J. van den Brand, M. Ochs and R. Mester: Instance-level Segmentation of Vehicles by Deep Contours. ACCV 2016 - Workshop on Computer Vision Technologies for Smart Vehicle, Taipei, Taiwan, November 2016.

COnGRATS: Synthetic Datasets

COnGRATS is a framework for the generation of synthetic data sets that support the development and evaluation of vision algorithms in the context of driver assistance applications and traffic surveillance. 

Due to constraints with regards to safety and general feasibility, it is often not possible to acquire the necessary testing data for many of the interesting and safety-relevant conditions which can occur. The demands for test or training datasets can be satisfied with the use of synthetic data, where different scenarios can be created and the associated ground truth data is absolutely accurate

The COnGRATS team continuously creates highly realistic image sequences featuring traffic scenarios. The sequences are generated using a realistic state of the art vehicle physics model; different kinds of environments are featured, thus providing a wide range of testing scenarios. Due to the physics-based rendering technique and variable camera models employed for the image rendering process, we can simulate different sensor setups and provide appropriate and fully accurate ground truth data.

D. Biedermann, M. Ochs and R. Mester: Evaluating visual ADAS components on the COnGRATS dataset.  Intelligent Vehicles (IV) Symposium, Gothenburg, Sweden, June 2016.
D. Biedermann, M. Ochs and R. Mester: COnGRATS: Realistic Simulation of Traffic Sequences for Autonomous Driving. Image and Vision Computing New Zealand (IVCNZ), Auckland, New Zealand, November 2015. (Best Student Paper Award)

More Information

Monocular Visual Odometry

Statistical Models for Vehicle Egomotion

Vehicle/Camera Rotation Estimation

Motion on far-field windows is influenced mostly by rotations and not by translation. In this paper, we determined the translation of several windows of the images to then robustly estimate the global 2D displacement and the rotation angles. The estimation of the rotation matrix is used in our current research for determining the motion priors of several keypoints and to track keypoints and edge pixels. 

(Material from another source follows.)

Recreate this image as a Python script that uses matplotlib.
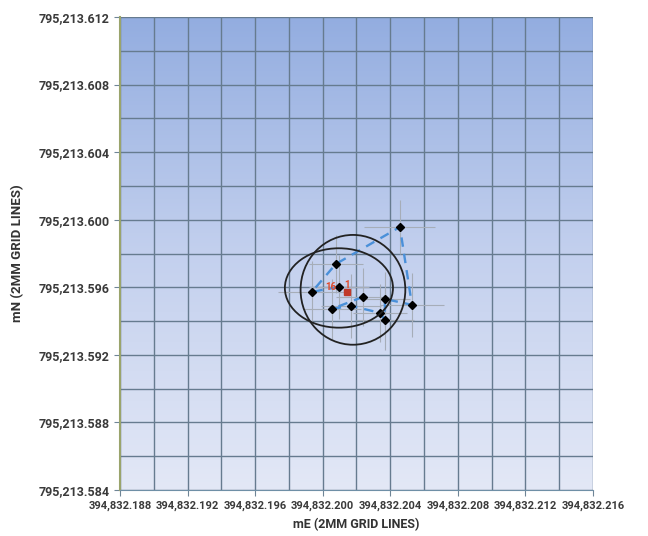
import numpy as np
import matplotlib.pyplot as plt
from matplotlib.patches import Ellipse
from matplotlib.ticker import FuncFormatter
from matplotlib.colors import LinearSegmentedColormap

plt.rcParams['font.family'] = ['Roboto', 'DejaVu Sans']

# offsets from base coordinates (m)
E0 = 394832.0
N0 = 795213.0

# survey points, in traversal order
east = [0.20096, 0.19936, 0.20078, 0.20457, 0.20528, 0.20368, 0.20368,
        0.20338, 0.20167, 0.20054, 0.20238]
north = [0.59602, 0.59573, 0.59738, 0.59957, 0.59496, 0.59531, 0.59407,
         0.59449, 0.59490, 0.59472, 0.59543]
err_e = [0.0018, 0.0020, 0.0016, 0.0021, 0.0019, 0.0015, 0.0017,
         0.0016, 0.0018, 0.0017, 0.0016]
err_n = [0.0019, 0.0018, 0.0017, 0.0016, 0.0019, 0.0016, 0.0018,
         0.0017, 0.0019, 0.0018, 0.0017]

# mean position (red)
mean_e = 0.20143
mean_n = 0.59573

# error ellipses: centre e, centre n, width, height
ell_e = [0.20096, 0.20179]
ell_n = [0.59596, 0.59585]
ell_w = [0.0064, 0.0062]
ell_h = [0.0047, 0.0065]

xticks = np.arange(0.188, 0.2161, 0.004)
yticks = np.arange(0.584, 0.6121, 0.004)

fig = plt.figure(figsize=(6.48, 5.36), dpi=100)
ax = fig.add_axes([0.1852, 0.0858, 0.7299, 0.8825])

# gradient background
cmap = LinearSegmentedColormap.from_list('bg', ['#e3e8f6', '#c3d0ee', '#93ade0'])
grad = np.linspace(0, 1, 256).reshape(-1, 1)
ax.imshow(grad, cmap=cmap, origin='lower', aspect='auto',
          extent=[E0 + 0.188, E0 + 0.216, N0 + 0.584, N0 + 0.612], zorder=0)

ax.set_xlim(E0 + 0.188, E0 + 0.216)
ax.set_ylim(N0 + 0.584, N0 + 0.612)
ax.set_xticks(E0 + xticks)
ax.set_yticks(N0 + yticks)
ax.set_xticks(E0 + np.arange(0.190, 0.216, 0.004), minor=True)
ax.set_yticks(N0 + np.arange(0.586, 0.612, 0.004), minor=True)
ax.grid(True, which='both', color='#667b8f', linewidth=1.0, zorder=1)
ax.set_axisbelow(True)

fmt = FuncFormatter(lambda v, p: f'{v:,.3f}')
ax.xaxis.set_major_formatter(fmt)
ax.yaxis.set_major_formatter(fmt)
ax.tick_params(axis='both', which='major', labelcolor='#3a3a3a',
               color='#6f8596', length=4)
ax.tick_params(axis='x', labelsize=8)
ax.tick_params(axis='y', labelsize=9)
ax.tick_params(axis='both', which='minor', length=0)
for lab in ax.get_xticklabels() + ax.get_yticklabels():
    lab.set_fontweight('bold')

for s in ['top', 'right']:
    ax.spines[s].set_visible(False)
ax.spines['left'].set_color('#9aa46c')
ax.spines['left'].set_linewidth(1.5)
ax.spines['bottom'].set_color('#6f8fa6')

ax.set_xlabel('mE (2MM GRID LINES)', fontsize=9, fontweight='bold', color='#333333', labelpad=5)
ax.set_ylabel('mN (2MM GRID LINES)', fontsize=9.5, fontweight='bold', color='#333333', labelpad=10)

E = E0 + np.array(east)
N = N0 + np.array(north)

ax.errorbar(E, N, xerr=err_e, yerr=err_n, fmt='none', ecolor='#a6adb8',
            elinewidth=0.8, zorder=2)
ax.plot(E, N, linestyle=(0, (4, 3)), color='#4a90d9', linewidth=1.7, zorder=3)
ax.plot(E, N, 'D', color='black', markersize=4, zorder=4)

for ce, cn, w, h in zip(ell_e, ell_n, ell_w, ell_h):
    ax.add_patch(Ellipse((E0 + ce, N0 + cn), w, h, fill=False,
                         edgecolor='#222222', linewidth=1.3, zorder=5))

ax.plot(E0 + mean_e, N0 + mean_n, 's', color='#c0392b', markersize=5, zorder=6)
ax.text(E0 + mean_e - 0.00002, N0 + mean_n + 0.0001, '1', color='#e04a2a',
        fontsize=7, fontweight='bold', ha='center', va='bottom', zorder=6)
ax.text(E0 + 0.20050, N0 + 0.59600, '16', color='#e04a2a',
        fontsize=7, fontweight='bold', ha='center', va='center', zorder=6)

plt.savefig('out.png', dpi=100)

M. Barnada, C. Conrad, H. Bradler, M. Ochs and R. Mester: Estimation of Automotive Pitch, Yaw, and Roll using Enhanced Phase Correlation on Multiple Far-field Windows. Intelligent Vehicle (IV) Symposium, Seoul South Korea, June 2015

More information  Detailed presentation

Selection of good edge pixels (edgels) to track

A common problem in multiple view geometry and structure from motion scenarios is the sparsity of keypoints to track. We present an approach that allows to select the edge pixels to track which are not aligned with the epipolar lines. Knowing the motion of the camera, they can be matched as a 1D optimization problem.

T. Piccini, M. Persson, K. Nordberg, M. Felsberg and R. Mester: Good Edgels To track: Beating the Aperture Problem with Epipolar Geometry. European Conference on Computer Vision (ECCV) - 2nd Workshop for Road Scene Understanding and Autonomous Driving, Zürich, Switzerland, September 2014

Multi-sensor Multi-camera Traffic Sequences

In cooperation with Linköping University, Sweden, where R. Mester has a guest professorship, we perform a research project on multi-camera/multi-sensor environment sensing for cars in urban and highway traffic. The challenge is to generalize state of the art computer vision procedures for typical vehicle-related tasks such as driver assistance towards multi-view / omnidirectional processing. The technical / scientific approach taken here has a strong emphasis on recursive processing, incremental exploration using confidence information, usage of dynamic models, and precise measuring methods of motion and structure, using modern statistical signal processing methods.

P. Koschorrek, T. Piccini, P. Öberg, M. Felsberg, L. Nielsen and R. Mester: A multi-sensor traffic scene dataset with omnidirectional video. Conference on Computer Vision and Pattern Recognition (CVPR) - Workshops, Portland, USA, June 2013.

Highly Accurate Depth Estimation for Objects at Large Distances

Joint computation of segmentation, flow, and disparity for long range stereo.

P. Pinggera, U. Franke and Rudolf Mester: Highly Accurate Depth Estimation for Objects at Large Distances. German Conference on Pattern Recognition (GCPR), Saarbrücken, Germany, September 2013

Illumination Invariance

Illumination changes belong to the very serious degradations which appear in real-
life video data streams, and which make tasks like optical flow or stereo particularly
difficult. We have developed a method that estimates the changes of illumination and camera characteristics between two subsequent frames, and thus yields a stabilized input for motion processing (Dederscheck et al. 2012) with a particular emphasis on traffic applications. The method determines areas where linear or affine changes of the sensor transfer characteristic can be observed, and estimates the ?relative intensity transfer function? from that data. The according compensation of the input images can improve the performance of further vision tasks significantly, here demonstrated by results from optical flow. Our method identifies corresponding intensity values from areas in the images where no apparent motion is present. The RITF is then estimated from that data and regularized based on its curvature. Finally, built-in tests reliably flag image pairs with 'adverse conditions' where no compensation could be performed. The method is a interesting alternative to census-based motion estimation methods (Müller et al. 2011).